Ford has also been one of the world's ten largest
corporations by revenue and in 1999 ranked as one of the
world's most profitable corporations. In recent years, it has not fared
as well
and since 1995 has lost market share in the U.S.
for eleven
years in a row. In December 2006 the company announced that it expects Toyota to overtake it as the number 2 auto-maker
in the US
market.
Ford introduced methods for large-scale
manufacturing of cars and large-scale management of an industrial
workforce,
especially elaborately engineered manufacturing sequences typified by
moving assembly lines.
Henry Ford's combination of highly
efficient
factories, highly paid workers, and low prices revolutionized
manufacturing and
came to be known around the world as Fordism by 1914.
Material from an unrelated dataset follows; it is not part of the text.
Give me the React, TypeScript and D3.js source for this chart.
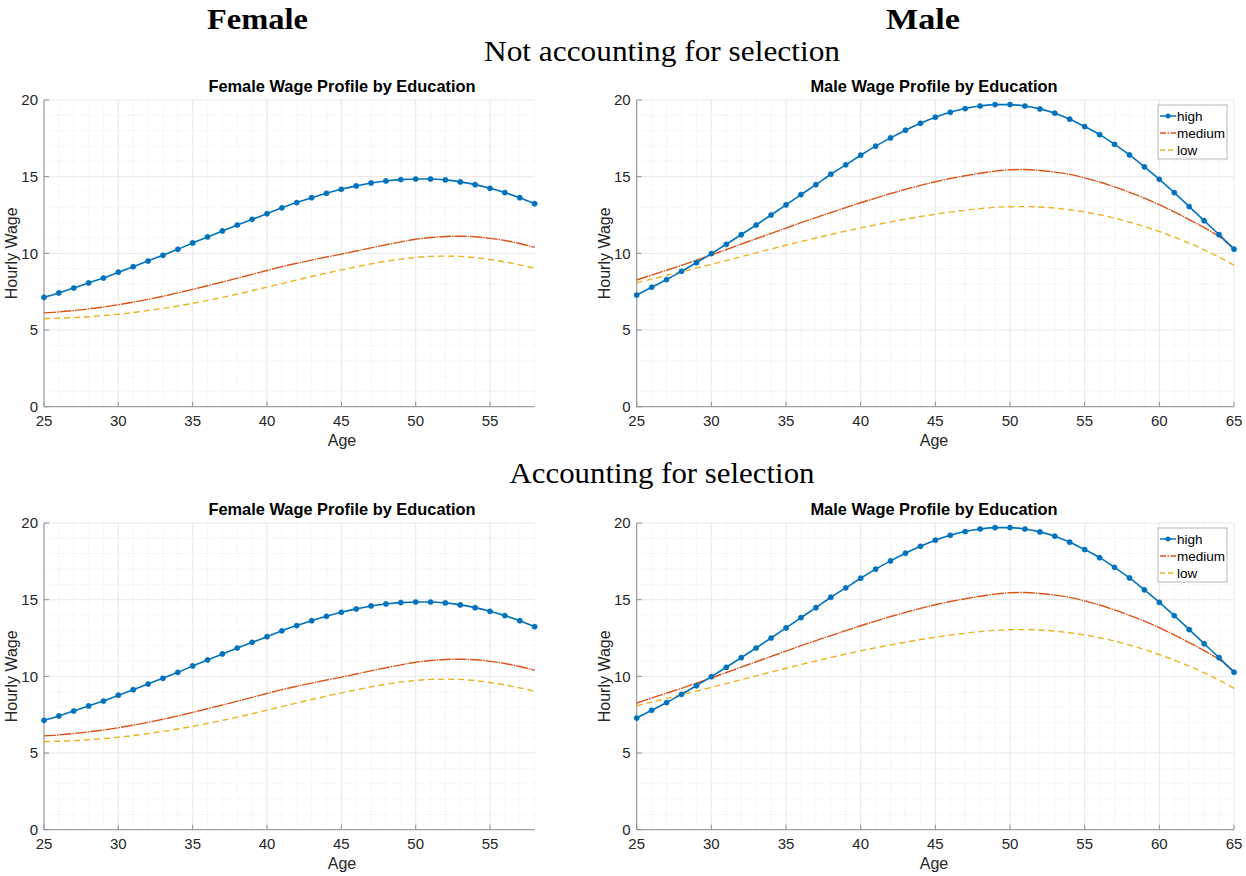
import React from "react";
import * as d3 from "d3";

const femaleAges = d3.range(25, 59);
const maleAges = d3.range(25, 66);

const femaleHigh = [7.13, 7.42, 7.74, 8.07, 8.39, 8.77, 9.13, 9.5, 9.87, 10.26, 10.68, 11.07, 11.46, 11.85, 12.22, 12.59, 12.97, 13.31, 13.63, 13.92, 14.18, 14.4, 14.59, 14.72, 14.81, 14.85, 14.85, 14.79, 14.66, 14.48, 14.24, 13.96, 13.63, 13.24];
const femaleMedium = [6.12, 6.18, 6.27, 6.38, 6.5, 6.65, 6.82, 7.0, 7.2, 7.42, 7.65, 7.89, 8.13, 8.38, 8.63, 8.88, 9.13, 9.35, 9.56, 9.76, 9.95, 10.15, 10.36, 10.56, 10.75, 10.92, 11.03, 11.1, 11.12, 11.08, 10.98, 10.84, 10.64, 10.4];
const femaleLow = [5.74, 5.77, 5.81, 5.87, 5.94, 6.03, 6.14, 6.27, 6.41, 6.57, 6.74, 6.93, 7.13, 7.34, 7.56, 7.8, 8.03, 8.26, 8.49, 8.71, 8.92, 9.12, 9.31, 9.48, 9.62, 9.73, 9.8, 9.82, 9.8, 9.72, 9.6, 9.44, 9.25, 9.03];

const maleHigh = [7.28, 7.79, 8.29, 8.83, 9.39, 9.98, 10.59, 11.22, 11.85, 12.5, 13.16, 13.83, 14.48, 15.16, 15.77, 16.4, 16.99, 17.53, 18.03, 18.48, 18.88, 19.2, 19.44, 19.61, 19.7, 19.7, 19.61, 19.42, 19.14, 18.75, 18.27, 17.74, 17.11, 16.42, 15.64, 14.83, 13.96, 13.05, 12.13, 11.22, 10.27];
const maleMedium = [8.26, 8.58, 8.9, 9.22, 9.55, 9.9, 10.25, 10.6, 10.95, 11.3, 11.65, 12.0, 12.33, 12.66, 12.98, 13.3, 13.6, 13.9, 14.17, 14.43, 14.67, 14.88, 15.06, 15.22, 15.36, 15.45, 15.47, 15.4, 15.3, 15.15, 14.92, 14.65, 14.33, 13.98, 13.6, 13.17, 12.7, 12.2, 11.68, 11.1, 10.3];
const maleLow = [8.08, 8.32, 8.56, 8.8, 9.04, 9.28, 9.53, 9.78, 10.03, 10.28, 10.53, 10.77, 11.0, 11.23, 11.45, 11.66, 11.86, 12.05, 12.23, 12.4, 12.55, 12.69, 12.81, 12.92, 13.0, 13.04, 13.05, 13.02, 12.95, 12.84, 12.7, 12.52, 12.3, 12.04, 11.75, 11.42, 11.06, 10.67, 10.23, 9.75, 9.22];

const yTicks = [0, 5, 10, 15, 20];
const femaleXTicks = [25, 30, 35, 40, 45, 50, 55];
const maleXTicks = [25, 30, 35, 40, 45, 50, 55, 60, 65];
const seriesNames = ["high", "medium", "low"];

const BLUE = "#0072BD";
const ORANGE = "#D95319";
const YELLOW = "#EDB120";
const SANS = "'Liberation Sans', Arial, Helvetica, sans-serif";
const SERIF = "'Liberation Serif', 'DejaVu Serif', serif";

type PanelProps = {
  title: string;
  ages: number[];
  xMax: number;
  xTicks: number[];
  high: number[];
  medium: number[];
  low: number[];
  x0: number;
  x1: number;
  y0: number;
  y1: number;
  legend: boolean;
  titleX: number;
  labelX: number;
};

function Panel(p: PanelProps) {
  const x = d3.scaleLinear().domain([25, p.xMax]).range([p.x0, p.x1]);
  const y = d3.scaleLinear().domain([0, 20]).range([p.y1, p.y0]);
  const line = d3
    .line<number>()
    .x((_, i) => x(p.ages[i]))
    .y((v) => y(v))
    .curve(d3.curveMonotoneX);
  const minorX = d3.range(25, p.xMax + 0.001, 1);
  const minorY = d3.range(0, 20.001, 1);
  const axisColor = "#8f8f8f";
  return (
    <g>
      {minorX.map((v) => (
        <line key={"mx" + v} x1={x(v)} x2={x(v)} y1={p.y0} y2={p.y1} stroke="#e6e6e6" strokeWidth={0.6} strokeDasharray="1.5,1.5" />
      ))}
      {minorY.map((v) => (
        <line key={"my" + v} x1={p.x0} x2={p.x1} y1={y(v)} y2={y(v)} stroke="#e6e6e6" strokeWidth={0.6} strokeDasharray="1.5,1.5" />
      ))}
      {p.xTicks.map((v) => (
        <line key={"gx" + v} x1={x(v)} x2={x(v)} y1={p.y0} y2={p.y1} stroke="#e4e4e4" strokeWidth={0.7} />
      ))}
      {yTicks.map((v) => (
        <line key={"gy" + v} x1={p.x0} x2={p.x1} y1={y(v)} y2={y(v)} stroke="#e4e4e4" strokeWidth={0.7} />
      ))}
      <line x1={p.x0} x2={p.x0} y1={p.y0} y2={p.y1} stroke={axisColor} strokeWidth={1} />
      <line x1={p.x0} x2={p.x1} y1={p.y1} y2={p.y1} stroke={axisColor} strokeWidth={1} />
      {yTicks.map((v) => (
        <g key={"ty" + v}>
          <line x1={p.x0} x2={p.x0 + 5} y1={y(v)} y2={y(v)} stroke={axisColor} strokeWidth={1} />
          <text x={p.x0 - 6} y={y(v)} dy="0.35em" textAnchor="end" fontFamily={SANS} fontSize={15} fill="#262626">
            {v}
          </text>
        </g>
      ))}
      {p.xTicks.map((v) => (
        <g key={"tx" + v}>
          <line x1={x(v)} x2={x(v)} y1={p.y1} y2={p.y1 - 5} stroke={axisColor} strokeWidth={1} />
          <text x={x(v)} y={p.y1 + 19} textAnchor="middle" fontFamily={SANS} fontSize={15} fill="#262626">
            {v}
          </text>
        </g>
      ))}
      <text x={p.labelX} y={p.y1 + 39} textAnchor="middle" fontFamily={SANS} fontSize={16} fill="#262626">
        Age
      </text>
      <text
        transform={`translate(${p.x0 - 27},${(p.y0 + p.y1) / 2}) rotate(-90)`}
        textAnchor="middle"
        fontFamily={SANS}
        fontSize={16}
        fill="#262626"
      >
        Hourly Wage
      </text>
      <text x={p.titleX} y={p.y0 - 8} textAnchor="middle" fontFamily={SANS} fontSize={16.4} fontWeight="bold" fill="#000">
        {p.title}
      </text>
      <path d={line(p.low) || ""} fill="none" stroke={YELLOW} strokeWidth={1.4} strokeDasharray="6,4" />
      <path d={line(p.medium) || ""} fill="none" stroke={ORANGE} strokeWidth={1.4} strokeDasharray="12,1,1.5,1" />
      <path d={line(p.high) || ""} fill="none" stroke={BLUE} strokeWidth={1.6} />
      {p.high.map((v, i) => (
        <circle key={"m" + i} cx={x(p.ages[i])} cy={y(v)} r={2.6} fill={BLUE} stroke={BLUE} strokeWidth={0.5} />
      ))}
      {p.legend && (
        <g>
          <rect x={1158} y={p.y0 + 5} width={69} height={54} fill="#fff" stroke="#a8a8a8" strokeWidth={0.8} />
          {seriesNames.map((n, i) => {
            const ly = p.y0 + 16 + i * 17;
            const col = i === 0 ? BLUE : i === 1 ? ORANGE : YELLOW;
            const dash = i === 0 ? undefined : i === 1 ? "6,1.5,1.5,1.5" : "5,3";
            return (
              <g key={n}>
                <line x1={1160} x2={1176} y1={ly} y2={ly} stroke={col} strokeWidth={1.5} strokeDasharray={dash} />
                {i === 0 && <circle cx={1168} cy={ly} r={2.5} fill={BLUE} />}
                <text x={1177} y={ly} dy="0.35em" fontFamily={SANS} fontSize={13.5} fill="#000">
                  {n}
                </text>
              </g>
            );
          })}
        </g>
      )}
    </g>
  );
}

export default function App() {
  const rows = [
    { y0: 100, y1: 406.7 },
    { y0: 523, y1: 829.7 },
  ];
  return (
    <svg width={1246} height={876} style={{ position: "absolute", left: 0, top: 0, background: "#fff" }}>
      <rect width={1246} height={876} fill="#fff" />
      <text x={257.5} y={29} textAnchor="middle" fontFamily={SERIF} fontSize={29} fontWeight="bold" fill="#000" textLength={101} lengthAdjust="spacingAndGlyphs">
        Female
      </text>
      <text x={923} y={29} textAnchor="middle" fontFamily={SERIF} fontSize={29} fontWeight="bold" fill="#000" textLength={74} lengthAdjust="spacingAndGlyphs">
        Male
      </text>
      <text x={662} y={61} textAnchor="middle" fontFamily={SERIF} fontSize={29} fill="#000" textLength={356} lengthAdjust="spacingAndGlyphs">
        Not accounting for selection
      </text>
      <text x={662} y={483} textAnchor="middle" fontFamily={SERIF} fontSize={29} fill="#000" textLength={305} lengthAdjust="spacingAndGlyphs">
        Accounting for selection
      </text>
      {rows.map((r, k) => (
        <g key={k}>
          <Panel
            title="Female Wage Profile by Education"
            ages={femaleAges}
            xMax={58}
            xTicks={femaleXTicks}
            high={femaleHigh}
            medium={femaleMedium}
            low={femaleLow}
            x0={44}
            x1={534.6}
            y0={r.y0}
            y1={r.y1}
            legend={false}
            titleX={342}
            labelX={342}
          />
          <Panel
            title="Male Wage Profile by Education"
            ages={maleAges}
            xMax={65}
            xTicks={maleXTicks}
            high={maleHigh}
            medium={maleMedium}
            low={maleLow}
            x0={636.7}
            x1={1234}
            y0={r.y0}
            y1={r.y1}
            legend={true}
            titleX={934}
            labelX={934}
          />
        </g>
      ))}
    </svg>
  );
}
He is not related in any way to the 38th president of the United States, Gerald Rudolph
Ford,
though they were both raised in the same state, which is Michigan.
1
1.Early development
Ford was launched from a converted wagon
factory in 1903 with $28,000 in cash from twelve investors. During its
early
years, the company produced just a few Alphabet Cars a day at its
factory on Mack Avenue
in Detroit, Michigan.
Groups of two or three men worked on each car from components made to
order by
other companies. Henry Ford was 40 years old when he founded the Ford
Motor
Company, which would go on to become one of the largest and most
profitable
companies in the world, as well as being one of the few to survive the Great Depression.
The largest family-controlled
company in the world, the Ford Motor Company has been in continuous
family
control for over 100 years.
In 1908, the Ford Company released
the Ford Model T.
The first
Model T's were built at the Piquette Manufacturing Plant. The company
moved
production to the much larger Highland
Park
Plant to keep up with the demand for the Model T. By 1913,
the company had developed all of the basic techniques of the assembly line and mass production.
Ford
introduced the world's first moving assembly line that year, which
reduced
chassis assembly time from 12½ hours in October to 2 hours, 40 minutes.
However, these innovations were hard on employees, and turnover of
workers was
very high. Turnover meant delays and extra costs of training, and use
of slow
workers. In January 1914, Ford solved
the employee turnover problem
by doubling pay to $5 a day ($103 per day in 2006 dollars), cutting
shifts from
nine hours to an eight hour day for a 5 day work week, and instituting
hiring
practices that identified the best workers. Thus, it pioneered the
minimum wage
and the 40 hour work week in the United States, before the
government enacted it. Thus, Henry Ford became an American legend.
Productivity soared and employee turnover
plunged, and the cost per vehicle plummeted. Ford cut prices again and
again
and invented the system of franchised dealers who were loyal to his
brand name.
Wall Street had disagreed with Ford's generous labor practices when he
began
paying workers enough to buy the products they made.